CC is very nice and tries extremely hard to be helpful and accomodating, but they will come down like tonne of brix if they think you have deliberately flouted the rules.
I would seriously work out how much income you are bringing in per child/family per event.
The head raved on about the Christmas Fair - I worked out we raised roughly £20 per family at the school - so went and spent £10 and donated gifts/stuff/enforced mufti items spending around another £10.......so a whole heap of effort for what exactly, I'd rather have given them £20!
As far as I know you have to have a Chair to continue.
I have been chair of dd2's preschool for 2 years and last year I really wanted to step down but no one came forward.
I sent out a letter stating we wouldn't be able ot continue if no one came forward and that in that case the preschool woul dshut.
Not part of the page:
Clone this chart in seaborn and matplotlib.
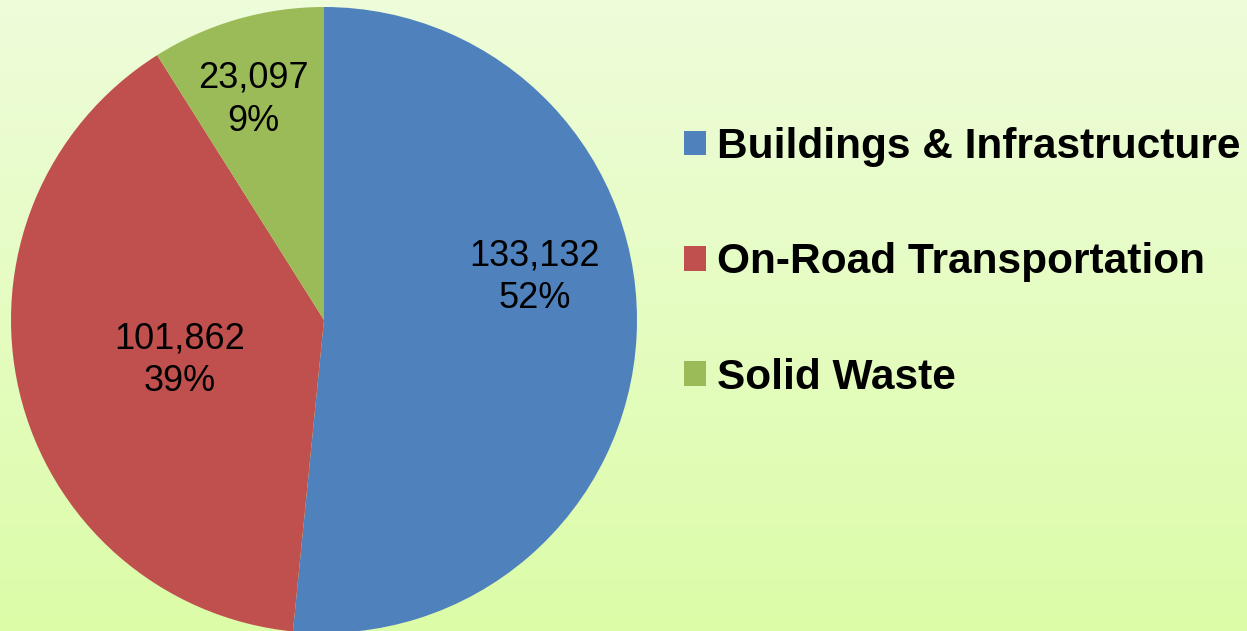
import numpy as np
import matplotlib
matplotlib.use('Agg')
import matplotlib.pyplot as plt
from matplotlib.colors import LinearSegmentedColormap
import seaborn as sns

# data
categories = ['Buildings & Infrastructure', 'On-Road Transportation', 'Solid Waste']
emissions = [133132, 101862, 23097]
colors = ['#4F81BD', '#C0504D', '#9BBB59']
# where the value labels sit inside each slice (pie data coords)
label_pos = [(0.674, 0.137), (-0.46, -0.128), (-0.226, 0.703)]

sns.set_theme(style='white')
plt.rcParams['font.family'] = ['Liberation Sans', 'DejaVu Sans']

fig = plt.figure(figsize=(12.47, 6.31), dpi=100)

# light green vertical gradient background
bg = fig.add_axes([0, 0, 1, 1], zorder=-10)
grad_cmap = LinearSegmentedColormap.from_list('bg', ['#EEFDDA', '#DCFCA8'])
bg.imshow(np.linspace(0, 1, 256).reshape(-1, 1), aspect='auto', cmap=grad_cmap,
          extent=[0, 1, 0, 1], origin='upper')
bg.set_axis_off()

ax = fig.add_axes([11 / 1247, -2 / 631, 626 / 1247, 626 / 631])
ax.patch.set_alpha(0)
wedges, _ = ax.pie(emissions, colors=colors, startangle=90, counterclock=False,
                   radius=1, wedgeprops=dict(linewidth=0))
ax.set_xlim(-1, 1)
ax.set_ylim(-1, 1)
ax.set_aspect('equal')
ax.set_axis_off()

total = sum(emissions)
for val, (x, y) in zip(emissions, label_pos):
    pct = round(100 * val / total)
    ax.text(x, y, f'{val:,}\n{pct}%', ha='center', va='center', fontsize=26,
            linespacing=1.3, color='black')

leg = fig.legend(wedges, categories, loc='upper left', bbox_to_anchor=(684 / 1247, 1 - 127 / 631),
                 frameon=False, prop=dict(size=30.5, weight='bold'),
                 handlelength=0.52, handleheight=0.52, handletextpad=0.25,
                 labelspacing=1.78, borderaxespad=0, borderpad=0)
for t in leg.get_texts():
    t.set_color('black')

fig.savefig('out.png', dpi=100)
Plenty came ot the meeting, but no one would take it on.
So I did it another year.
But no more!!!!
Our school has similar problems, and they have a Friends group now.
One thing that seems ot work there is that you choose a sub committee to go into, so you know you won't end up doing it all. They have a refreshments committee, marketing committee etc.
I agree with the working out cost per head thing. There was one event at my school that raised £26, another raised £11. Had I known I would have quite happily given them that much to save the hassle of all the planning and helping out.
Can I ask you policywonk, what is it you do to be so successful with your PTA - what events to you find are most successful?